Kazakh politician (1961–2016)

Salidat Zekenqyzy Qaiyrbekova (Салидат Зекенқызы Қайырбекова, Salidat Zekenqyzy Qaiyrbekova; 1 August 1961 – 3 July 2016) was a Kazakh politician who served as a Minister of Healthcare from October 2010 to August 2014 and the chair of the Board of JSC National Medical Holding from October 2015 until her death.

== Biography ==

=== Early life and education ===
Qaiyrbekova was born in the Karaganda Region. In 1984, she graduated from the Karaganda State Medical University with a degree in general medicine. In 2004, she graduated from the Karagandy State University with a degree in jurisprudence.

=== Career ===
From 1984 to 1998 she worked as a neuropathologist in medical organizations, deputy chief physician of the Karaganda Regional Multidisciplinary Treatment and Diagnostic Association. From 1998 to 2001, she served as the head of the Department for Organizing Medical Care of the Karaganda Regional Health Department, chairman of the Medical and Social Expert Commission No. 5 of the Karaganda Regional Department of Labour, Employment and Social Protection of the Population.

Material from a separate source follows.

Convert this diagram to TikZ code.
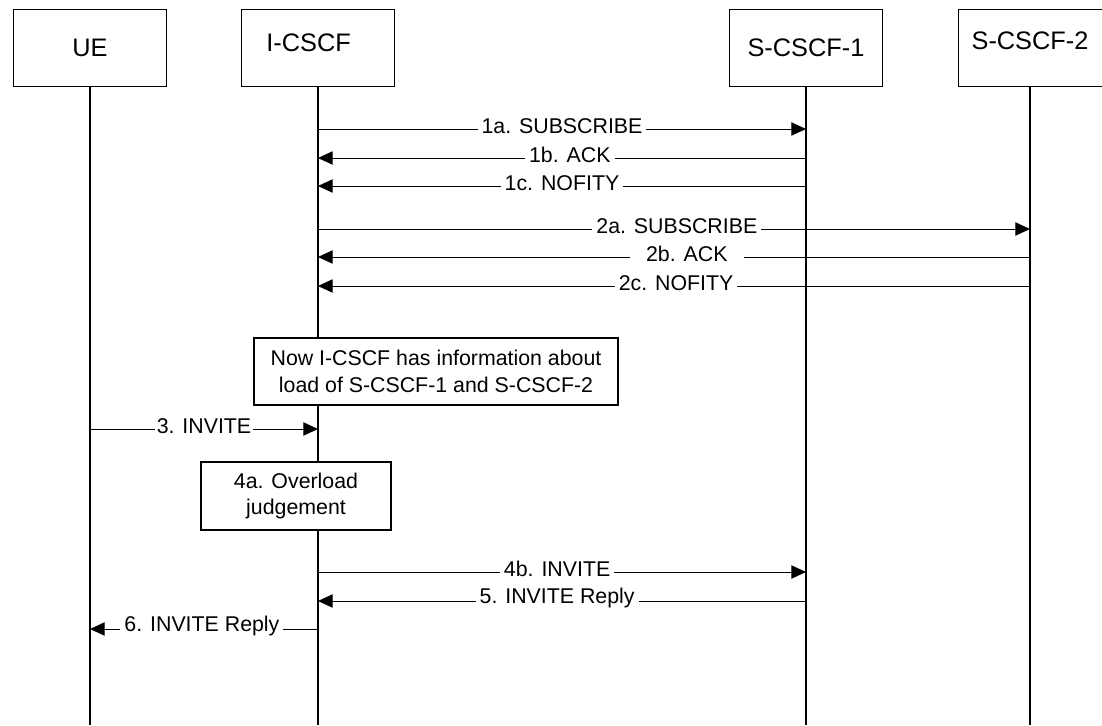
\documentclass[tikz,border=0pt]{standalone}
\usepackage{fontspec}
\setmainfont{Liberation Sans}
\usetikzlibrary{arrows.meta}

\tikzset{
    entity/.style={draw, fill=white, line width=0.75pt, minimum width=114.75pt, minimum height=57.75pt, inner sep=0pt, font=\fontsize{19}{23}\selectfont},
    notebox/.style={draw, fill=white, line width=0.9pt, align=center, inner sep=0pt},
    life/.style={line width=0.9pt},
    msg/.style={line width=0.75pt, -{Triangle[length=11pt,width=10pt]}},
    lbl/.style={fill=white, inner ysep=1pt, inner xsep=3pt, yshift=2pt}
}

\begin{document}
\begin{tikzpicture}[x=0.75pt, y=-0.75pt, font=\fontsize{16}{20}\selectfont]
    \useasboundingbox (0,0) rectangle (1102,725);

    % entities
    \node[entity] (ue) at (90,47.5) {UE};
    \node[entity, label={[xshift=-7pt, yshift=3.5pt, font=\fontsize{19}{23}\selectfont]center:I-CSCF}] (icscf) at (318,47.5) {};
    \node[entity] (scscf1) at (806,47.5) {S-CSCF-1};
    \node[entity, minimum width=108pt, label={[yshift=5pt, font=\fontsize{19}{23}\selectfont]center:S-CSCF-2}] (scscf2) at (1030,47.5) {};

    % lifelines
    \coordinate (bottom) at (0,725);
    \draw[life] (ue.south) -- (ue |- bottom);
    \draw[life] (icscf.south) -- (icscf |- bottom);
    \draw[life] (scscf1.south) -- (scscf1 |- bottom);
    \draw[life] (scscf2.south) -- (scscf2 |- bottom);

    % message levels
    \coordinate (y1a) at (0,129);
    \coordinate (y1b) at (0,158);
    \coordinate (y1c) at (0,186);
    \coordinate (y2a) at (0,229);
    \coordinate (y2b) at (0,257);
    \coordinate (y2c) at (0,286);
    \coordinate (y3) at (0,429);
    \coordinate (y4b) at (0,572);
    \coordinate (y5) at (0,601);
    \coordinate (y6) at (0,629);

    % subscription to S-CSCF-1
    \draw[msg] (icscf |- y1a) -- node[lbl, pos=0.5] {1a. SUBSCRIBE} (scscf1 |- y1a);
    \draw[msg] (scscf1 |- y1b) -- node[lbl, pos=0.484] {1b. ACK} (icscf |- y1b);
    \draw[msg] (scscf1 |- y1c) -- node[lbl, pos=0.5] {1c. NOFITY} (icscf |- y1c);

    % subscription to S-CSCF-2
    \draw[msg] (icscf |- y2a) -- node[lbl, pos=0.504] {2a. SUBSCRIBE} (scscf2 |- y2a);
    \draw[msg] (scscf2 |- y2b) -- node[lbl, pos=0.482, inner xsep=12pt] {2b. ACK} (icscf |- y2b);
    \draw[msg] (scscf2 |- y2c) -- node[lbl, pos=0.497] {2c. NOFITY} (icscf |- y2c);

    \node[notebox, minimum width=273pt, minimum height=50.25pt] (info) at (436,371.5)
        {Now I-CSCF has information about\\load of S-CSCF-1 and S-CSCF-2};

    % call setup
    \draw[msg] (ue |- y3) -- node[lbl, pos=0.5, inner xsep=1pt] {3. INVITE} (icscf |- y3);

    \node[notebox, minimum width=142.5pt, minimum height=51pt] (judge) at (296,496)
        {4a. Overload\\judgement};

    \draw[msg] (icscf |- y4b) -- node[lbl, pos=0.49] {4b. INVITE} (scscf1 |- y4b);
    \draw[msg] (scscf1 |- y5) -- node[lbl, pos=0.51] {5. INVITE Reply} (icscf |- y5);
    \draw[msg] (icscf |- y6) -- node[lbl, pos=0.509] {6. INVITE Reply} (ue |- y6);
\end{tikzpicture}
\end{document}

In 2001, Qaiyrbekova became an applicant for the Department of Public Health and Healthcare Management of the Kazakh National Medical University. From 2001 to 2004. she was the head of the department, deputy director of the Department of Medical and Preventive Work, head of the Apparatus of the Ministry of Healthcare.

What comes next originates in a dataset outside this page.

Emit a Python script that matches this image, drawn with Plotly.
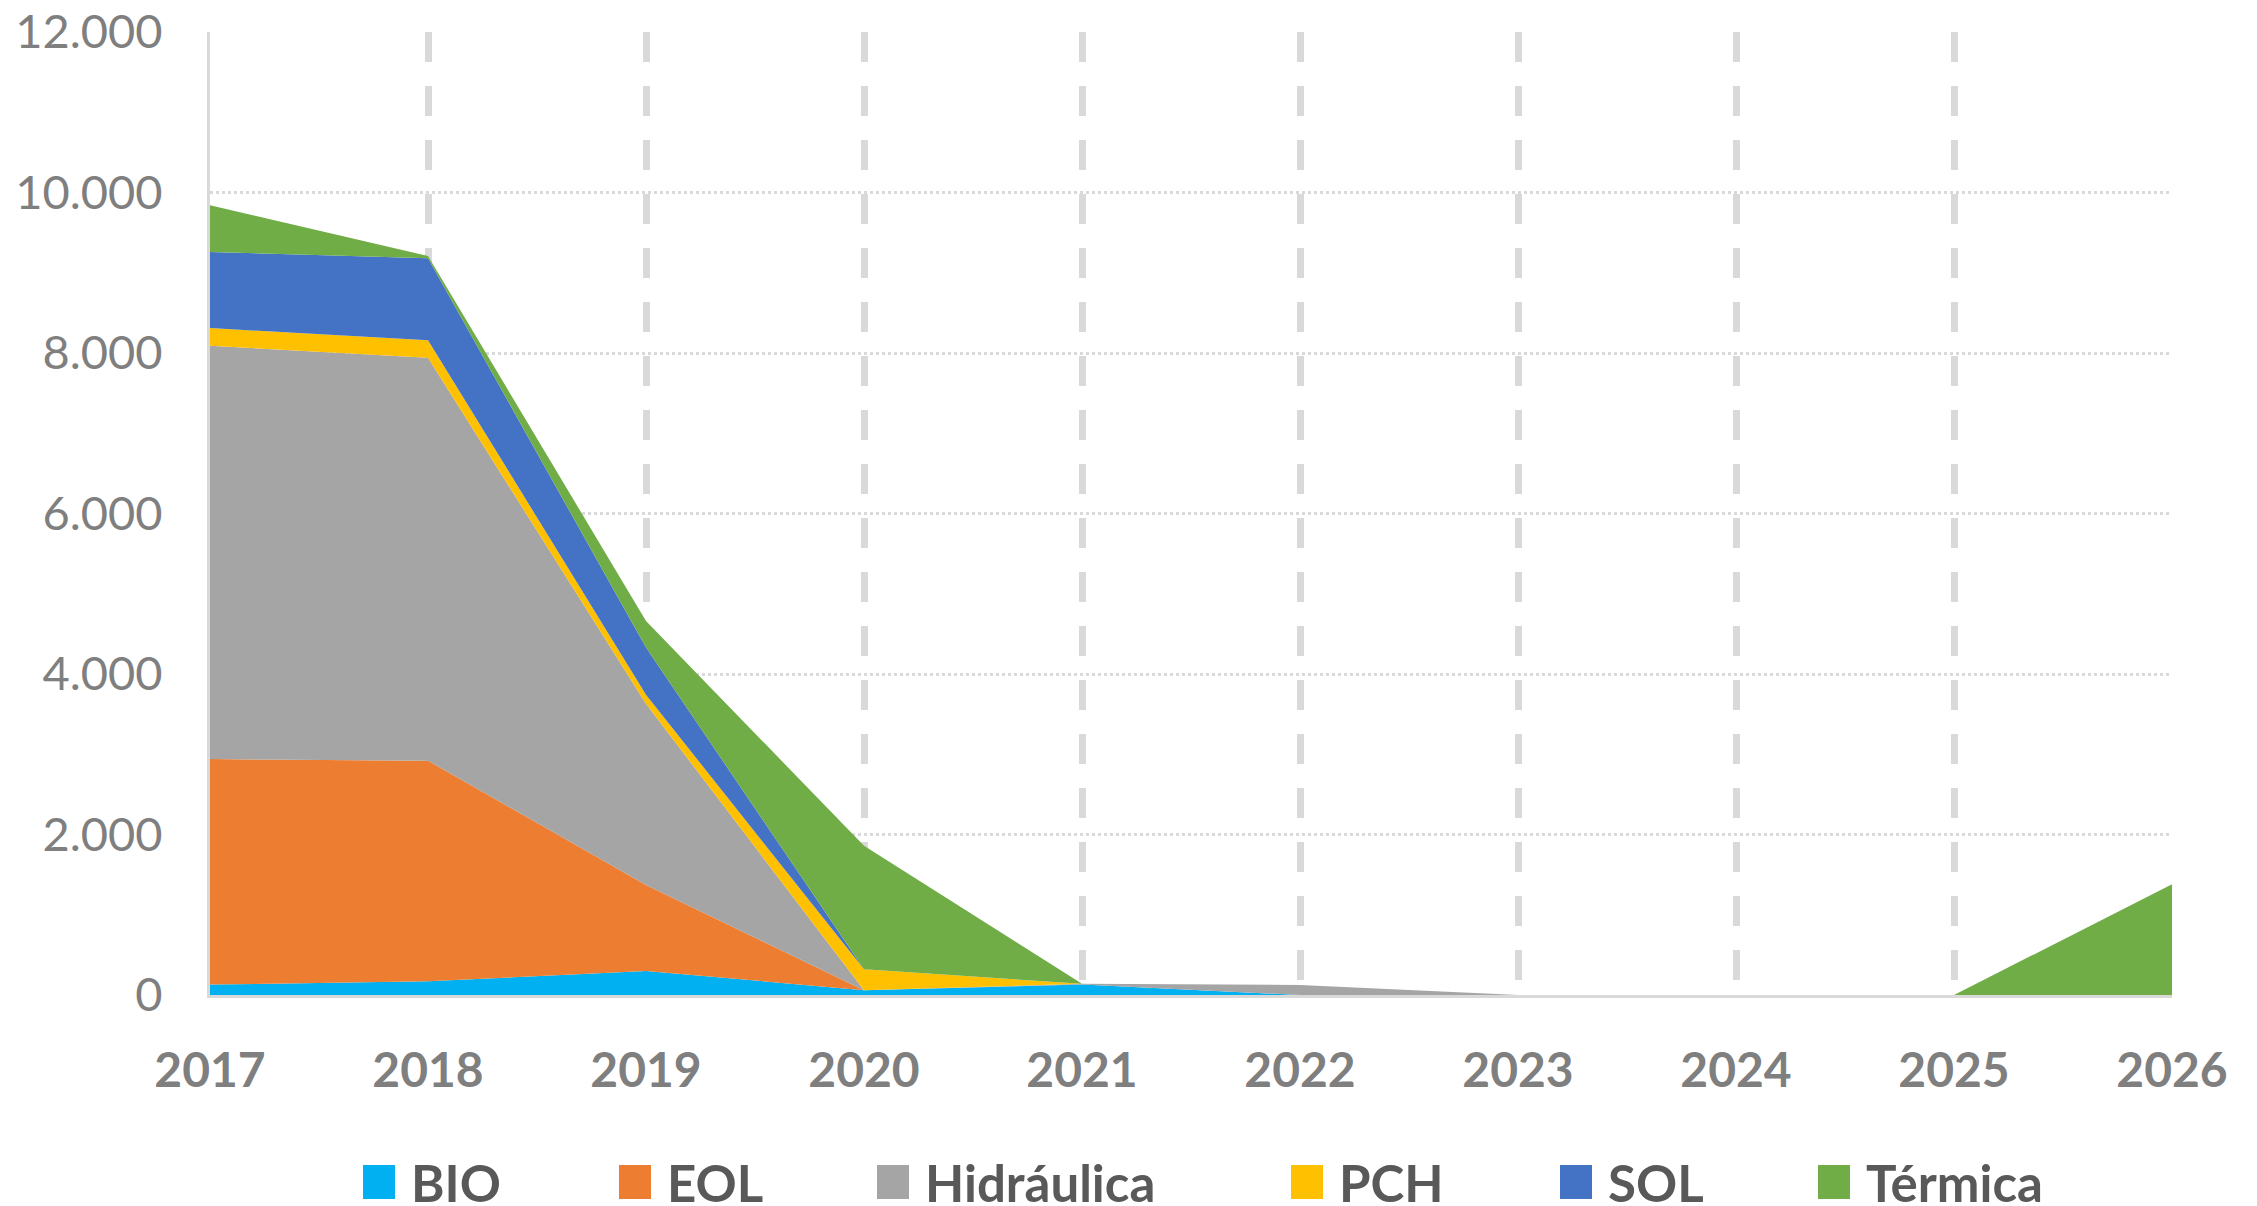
import plotly.graph_objects as go

# data
years = [2017, 2018, 2019, 2020, 2021, 2022, 2023, 2024, 2025, 2026]
bio = [130, 170, 300, 60, 130, 0, 0, 0, 0, 0]
eol = [2810, 2750, 1070, 0, 0, 0, 0, 0, 0, 0]
hidraulica = [5150, 5020, 2260, 0, 10, 125, 0, 0, 0, 0]
pch = [220, 220, 110, 260, 0, 0, 0, 0, 0, 0]
sol = [950, 1020, 590, 0, 0, 0, 0, 0, 0, 0]
termica = [580, 30, 330, 1540, 0, 0, 0, 0, 0, 1380]

names = ["BIO", "EOL", "Hidráulica", "PCH", "SOL", "Térmica"]
colors = ["#00B0F0", "#ED7D31", "#A5A5A5", "#FFC000", "#4472C4", "#70AD47"]
series = [bio, eol, hidraulica, pch, sol, termica]

# page body has an 8px margin, so shift everything by that
OFF = 8
W, H = 2257 - OFF, 1206 - OFF
# plot area in window pixels: x 210..2172, y 32..995
ML, MT = 210 - OFF, 32 - OFF
MR, MB = W - (2172 - OFF), H - (995 - OFF)
PW, PH = W - ML - MR, H - MT - MB


def px_x(x):
    return (x - OFF - ML) / PW


def px_y(y):
    return (H - MB - (y - OFF)) / PH


fig = go.Figure()
for name, vals, color in zip(names, series, colors):
    fig.add_trace(go.Scatter(x=years, y=vals, name=name, stackgroup="one",
                             mode="none", fillcolor=color, showlegend=False))

# hand made legend, Excel style big square swatches
legend_left = [363, 619, 877, 1291, 1560, 1818]
for name, color, lx in zip(names, colors, legend_left):
    fig.add_shape(type="rect", xref="paper", yref="paper",
                  x0=px_x(lx), x1=px_x(lx + 32), y0=px_y(1165), y1=px_y(1199),
                  fillcolor=color, line_width=0)
    fig.add_annotation(xref="paper", yref="paper", x=px_x(lx + 46), y=px_y(1182),
                       text=name, showarrow=False, xanchor="left", yanchor="middle",
                       font=dict(family="Lato", size=51, color="#595959", weight="bold"))

fig.update_layout(
    width=W, height=H,
    margin=dict(l=ML, r=MR, t=MT, b=MB, autoexpand=False),
    plot_bgcolor="white", paper_bgcolor="white",
    separators=",.",
    showlegend=False,
)
fig.update_xaxes(range=[2017, 2026], tickvals=years, ticks="", automargin=False,
                 showgrid=True, gridcolor="#D9D9D9", gridwidth=7, griddash="30px,24px",
                 showline=True, linecolor="#D9D9D9", linewidth=3, zeroline=False,
                 tickfont=dict(family="Lato", size=48, color="#7F7F7F", weight="bold"),
                 ticklabelstandoff=31, ticklabeloverflow="allow")
fig.update_yaxes(range=[0, 12000], dtick=2000, tickformat=",d", ticks="", automargin=False,
                 showgrid=True, gridcolor="#D9D9D9", gridwidth=3, griddash="dot",
                 showline=True, linecolor="#D9D9D9", linewidth=3, zeroline=False,
                 tickfont=dict(family="Lato", size=47, color="#7F7F7F"),
                 ticklabelstandoff=35, ticklabeloverflow="allow")

fig.write_html("out.html")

In 2004, Qaiyrbekova became a Vice Rector of the Kazakh National Medical University.

From 2006 to 2008, Qaiyrbekova served as a chief expert, chief inspector of the Department of Socio-Economic Analysis, head of the sector of the Department of Socio-Economic Monitoring of the Administration of the President. On 4 December 2008, she became the chair of the Committee for Monitoring the Provision of Medical Services of the Ministry of Healthcare and then on 5 November 2009 as the chair of the Medical Services Payment Committee.

On 23 April 2010, by the Decree of the President, she was appointed as First Vice Minister of Healthcare. Following a corruption scandal involving Jaqsylyq Dosqaliev, Qaiyrbekova was appointed as the Minister of Healthcare on 7 October 2010. She was relieved from the post after the Ministry was reorganized on 6 August 2014 and became the Vice Minister of Healthcare and Social Development on 13 August 2014.

On 13 October 2015, Qaiyrbekova became the head of JSC National Medical Holding.

=== Death ===
Qaiyrbekova unexpectedly died on 3 July 2016 at the age 54 in Astana after suffering a stroke.